-- Start of Data lines --

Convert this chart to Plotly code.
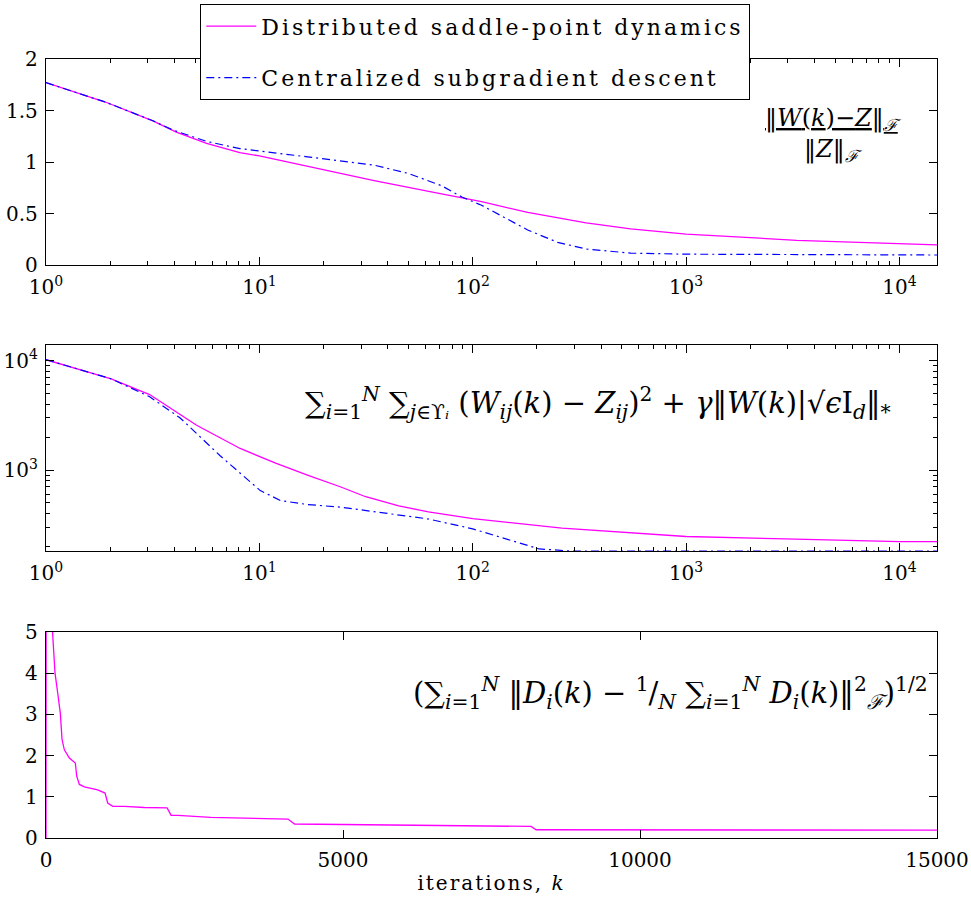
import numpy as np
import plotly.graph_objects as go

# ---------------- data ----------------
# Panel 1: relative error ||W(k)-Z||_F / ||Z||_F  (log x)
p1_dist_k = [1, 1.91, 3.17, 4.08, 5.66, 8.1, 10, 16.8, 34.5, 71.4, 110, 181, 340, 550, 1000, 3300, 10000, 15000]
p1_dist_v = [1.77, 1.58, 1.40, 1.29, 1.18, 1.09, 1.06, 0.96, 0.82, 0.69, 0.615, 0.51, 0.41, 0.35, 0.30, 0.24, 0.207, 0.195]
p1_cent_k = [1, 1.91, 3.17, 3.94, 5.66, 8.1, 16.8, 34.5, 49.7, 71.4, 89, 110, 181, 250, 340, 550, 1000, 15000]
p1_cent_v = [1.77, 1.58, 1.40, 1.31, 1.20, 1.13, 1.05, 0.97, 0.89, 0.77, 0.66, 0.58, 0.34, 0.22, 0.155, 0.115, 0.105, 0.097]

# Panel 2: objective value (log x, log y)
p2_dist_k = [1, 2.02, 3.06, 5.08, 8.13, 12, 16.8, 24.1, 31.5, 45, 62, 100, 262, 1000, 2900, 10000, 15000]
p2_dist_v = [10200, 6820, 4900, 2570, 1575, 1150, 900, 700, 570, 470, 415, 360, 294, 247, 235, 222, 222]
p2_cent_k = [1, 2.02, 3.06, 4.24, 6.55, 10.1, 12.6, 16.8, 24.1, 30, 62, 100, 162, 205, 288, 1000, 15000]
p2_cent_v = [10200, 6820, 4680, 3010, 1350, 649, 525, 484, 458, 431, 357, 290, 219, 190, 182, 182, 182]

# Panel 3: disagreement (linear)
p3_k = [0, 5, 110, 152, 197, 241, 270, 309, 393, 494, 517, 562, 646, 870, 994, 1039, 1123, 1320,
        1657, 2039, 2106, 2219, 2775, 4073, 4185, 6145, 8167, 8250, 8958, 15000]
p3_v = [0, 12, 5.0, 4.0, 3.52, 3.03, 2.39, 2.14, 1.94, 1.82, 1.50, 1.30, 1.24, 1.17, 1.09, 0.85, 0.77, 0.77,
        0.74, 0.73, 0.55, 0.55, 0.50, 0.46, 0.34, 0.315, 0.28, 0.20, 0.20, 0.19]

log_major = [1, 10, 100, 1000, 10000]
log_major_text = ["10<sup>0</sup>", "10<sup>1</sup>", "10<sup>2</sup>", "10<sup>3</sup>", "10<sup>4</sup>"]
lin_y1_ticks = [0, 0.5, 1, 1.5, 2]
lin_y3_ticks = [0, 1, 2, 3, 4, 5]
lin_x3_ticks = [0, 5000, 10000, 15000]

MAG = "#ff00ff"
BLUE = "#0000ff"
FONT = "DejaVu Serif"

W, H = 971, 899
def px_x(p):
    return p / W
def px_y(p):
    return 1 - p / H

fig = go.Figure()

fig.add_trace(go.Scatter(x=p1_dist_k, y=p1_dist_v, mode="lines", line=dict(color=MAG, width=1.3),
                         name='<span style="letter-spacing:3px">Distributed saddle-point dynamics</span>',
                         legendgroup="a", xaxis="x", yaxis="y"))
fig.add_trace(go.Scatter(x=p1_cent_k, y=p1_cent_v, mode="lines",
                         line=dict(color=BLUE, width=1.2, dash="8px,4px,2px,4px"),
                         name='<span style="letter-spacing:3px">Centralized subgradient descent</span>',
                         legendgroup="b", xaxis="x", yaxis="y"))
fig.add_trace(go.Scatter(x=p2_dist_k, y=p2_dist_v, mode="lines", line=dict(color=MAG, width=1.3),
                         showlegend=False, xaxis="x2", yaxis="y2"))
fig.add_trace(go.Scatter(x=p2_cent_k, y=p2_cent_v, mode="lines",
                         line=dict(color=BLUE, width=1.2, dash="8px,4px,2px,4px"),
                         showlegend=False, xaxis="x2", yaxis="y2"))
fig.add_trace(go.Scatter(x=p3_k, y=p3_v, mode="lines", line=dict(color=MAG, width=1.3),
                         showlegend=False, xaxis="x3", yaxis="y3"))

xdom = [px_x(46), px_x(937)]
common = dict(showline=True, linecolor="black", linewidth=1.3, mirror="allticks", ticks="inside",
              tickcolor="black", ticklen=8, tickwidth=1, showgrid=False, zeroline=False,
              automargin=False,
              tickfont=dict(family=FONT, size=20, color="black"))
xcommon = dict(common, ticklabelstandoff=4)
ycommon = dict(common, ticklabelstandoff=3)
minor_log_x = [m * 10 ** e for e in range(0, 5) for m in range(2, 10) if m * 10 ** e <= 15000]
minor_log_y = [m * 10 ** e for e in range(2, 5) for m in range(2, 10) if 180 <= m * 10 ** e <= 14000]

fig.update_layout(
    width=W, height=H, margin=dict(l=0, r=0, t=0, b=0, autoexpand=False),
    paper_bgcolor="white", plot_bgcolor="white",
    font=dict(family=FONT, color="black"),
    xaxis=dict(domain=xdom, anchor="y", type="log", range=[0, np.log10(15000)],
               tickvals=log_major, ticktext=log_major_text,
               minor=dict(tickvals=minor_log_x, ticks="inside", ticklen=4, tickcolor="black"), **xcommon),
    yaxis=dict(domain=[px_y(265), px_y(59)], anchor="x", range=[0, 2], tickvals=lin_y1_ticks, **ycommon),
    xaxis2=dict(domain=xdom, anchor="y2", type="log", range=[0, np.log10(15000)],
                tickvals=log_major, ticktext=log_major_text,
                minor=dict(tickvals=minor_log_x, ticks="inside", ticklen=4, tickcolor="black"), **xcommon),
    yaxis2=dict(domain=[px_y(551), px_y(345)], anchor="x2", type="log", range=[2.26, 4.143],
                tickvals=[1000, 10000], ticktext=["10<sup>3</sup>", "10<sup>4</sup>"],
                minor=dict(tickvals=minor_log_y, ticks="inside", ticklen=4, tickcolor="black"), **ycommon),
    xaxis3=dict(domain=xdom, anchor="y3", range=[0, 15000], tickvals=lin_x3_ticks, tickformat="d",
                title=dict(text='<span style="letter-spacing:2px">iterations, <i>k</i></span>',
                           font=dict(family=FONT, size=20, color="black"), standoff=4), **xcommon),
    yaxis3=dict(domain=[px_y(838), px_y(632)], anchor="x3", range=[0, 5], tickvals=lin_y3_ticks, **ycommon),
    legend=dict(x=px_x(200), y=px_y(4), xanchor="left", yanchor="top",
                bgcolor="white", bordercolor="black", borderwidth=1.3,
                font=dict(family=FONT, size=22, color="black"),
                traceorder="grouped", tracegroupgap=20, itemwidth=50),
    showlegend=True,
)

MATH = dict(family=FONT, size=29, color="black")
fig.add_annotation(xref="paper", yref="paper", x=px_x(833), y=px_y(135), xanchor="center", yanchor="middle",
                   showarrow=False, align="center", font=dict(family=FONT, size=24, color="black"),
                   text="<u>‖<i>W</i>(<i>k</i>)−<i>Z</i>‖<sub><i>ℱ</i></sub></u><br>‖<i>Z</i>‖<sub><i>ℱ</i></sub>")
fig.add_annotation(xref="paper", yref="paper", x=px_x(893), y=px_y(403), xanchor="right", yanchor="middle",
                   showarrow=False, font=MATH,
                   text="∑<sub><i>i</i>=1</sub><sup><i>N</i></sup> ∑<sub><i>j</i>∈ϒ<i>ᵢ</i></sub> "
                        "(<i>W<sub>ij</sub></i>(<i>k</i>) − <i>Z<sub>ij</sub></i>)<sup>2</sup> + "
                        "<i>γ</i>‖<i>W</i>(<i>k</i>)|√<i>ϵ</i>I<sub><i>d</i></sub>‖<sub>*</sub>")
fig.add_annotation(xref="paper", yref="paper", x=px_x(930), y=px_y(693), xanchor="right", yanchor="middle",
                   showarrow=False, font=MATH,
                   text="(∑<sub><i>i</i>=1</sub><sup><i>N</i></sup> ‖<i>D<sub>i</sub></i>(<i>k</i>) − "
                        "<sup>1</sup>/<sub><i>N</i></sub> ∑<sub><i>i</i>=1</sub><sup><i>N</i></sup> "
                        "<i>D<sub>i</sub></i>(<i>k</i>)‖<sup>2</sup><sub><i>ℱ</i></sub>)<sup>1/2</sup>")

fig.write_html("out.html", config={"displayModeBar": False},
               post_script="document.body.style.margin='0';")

-- End of Data lines --

Description of the task
Only the lines from the top of the data through the line with "import plotly.graph_objects as go" should be quoted, exactly and with both ends kept; skip the pictures.

Correct output
Convert this chart to Plotly code.
import numpy as np
import plotly.graph_objects as go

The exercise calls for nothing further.